◆ **WHAT IS NEEDED**:
All lines from the beginning of the listing through the line with "pw, ph = W - ml - mr, H - mt - mb" are to be copied word for word; the pictures are not.

◆ **SOURCE DATA**:
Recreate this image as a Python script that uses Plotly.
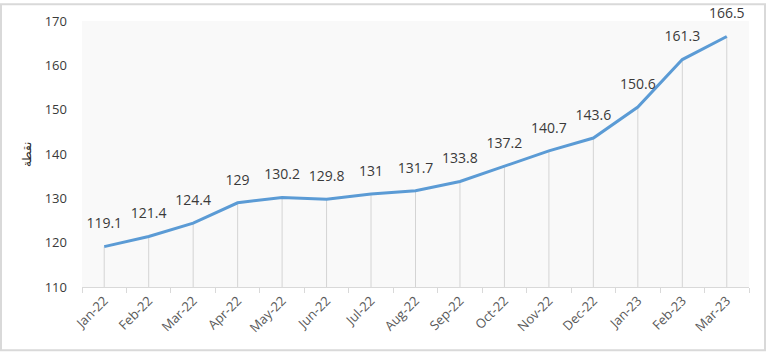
import plotly.graph_objects as go

months = ["Jan-22", "Feb-22", "Mar-22", "Apr-22", "May-22", "Jun-22", "Jul-22", "Aug-22",
          "Sep-22", "Oct-22", "Nov-22", "Dec-22", "Jan-23", "Feb-23", "Mar-23"]
values = [119.1, 121.4, 124.4, 129, 130.2, 129.8, 131, 131.7, 133.8, 137.2, 140.7, 143.6,
          150.6, 161.3, 166.5]
labels = ["119.1", "121.4", "124.4", "129", "130.2", "129.8", "131", "131.7", "133.8",
          "137.2", "140.7", "143.6", "150.6", "161.3", "166.5"]
y_min, y_max = 110, 170

W, H = 768, 354
ml, mr, mt, mb = 82, 19, 18, 67
pw, ph = W - ml - mr, H - mt - mb

fig = go.Figure()
fig.add_trace(go.Scatter(
    x=months, y=values, mode="lines+markers+text", text=labels, textposition="top center",
    textfont=dict(family="Open Sans", size=14, color="#3a3a3a"),
    line=dict(color="#5B9BD5", width=3),
    marker=dict(size=22, color="rgba(0,0,0,0)"),
    error_y=dict(type="data", symmetric=False, array=[0] * len(values),
                 arrayminus=[v - y_min for v in values], color="#d4d4d4",
                 thickness=1, width=0),
    hoverinfo="x+y", cliponaxis=False,
))

fig.update_layout(
    width=W, height=H, margin=dict(l=ml, r=mr, t=mt, b=mb),
    paper_bgcolor="white", plot_bgcolor="#f9f9f9", showlegend=False,
    font=dict(family="Open Sans", color="#595959"),
    xaxis=dict(type="category", tickangle=-45, tickson="boundaries", ticks="outside",
               ticklen=5, tickcolor="#d9d9d9", showline=True, linecolor="#d9d9d9",
               showgrid=False, tickfont=dict(size=13, color="#595959"),
               range=[-0.5, len(months) - 0.5]),
    yaxis=dict(range=[y_min, y_max], dtick=10, showgrid=False, zeroline=False,
               showline=False, tickfont=dict(size=13, color="#3a3a3a"),
               ticks="", ticklabelstandoff=14,
               title=dict(text="نقطة", font=dict(size=12, color="#262626"), standoff=10)),
    shapes=[dict(type="rect", xref="paper", yref="paper",
                 x0=-(ml - 1) / pw, x1=1 + (mr - 3) / pw,
                 y0=-(mb - 3) / ph, y1=1 + (mt - 1) / ph,
                 line=dict(color="#d9d9d9", width=2), layer="below")],
)

fig.write_html("out.html")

◆ **RESPONSE**:
Recreate this image as a Python script that uses Plotly.
import plotly.graph_objects as go

months = ["Jan-22", "Feb-22", "Mar-22", "Apr-22", "May-22", "Jun-22", "Jul-22", "Aug-22",
          "Sep-22", "Oct-22", "Nov-22", "Dec-22", "Jan-23", "Feb-23", "Mar-23"]
values = [119.1, 121.4, 124.4, 129, 130.2, 129.8, 131, 131.7, 133.8, 137.2, 140.7, 143.6,
          150.6, 161.3, 166.5]
labels = ["119.1", "121.4", "124.4", "129", "130.2", "129.8", "131", "131.7", "133.8",
          "137.2", "140.7", "143.6", "150.6", "161.3", "166.5"]
y_min, y_max = 110, 170

W, H = 768, 354
ml, mr, mt, mb = 82, 19, 18, 67
pw, ph = W - ml - mr, H - mt - mb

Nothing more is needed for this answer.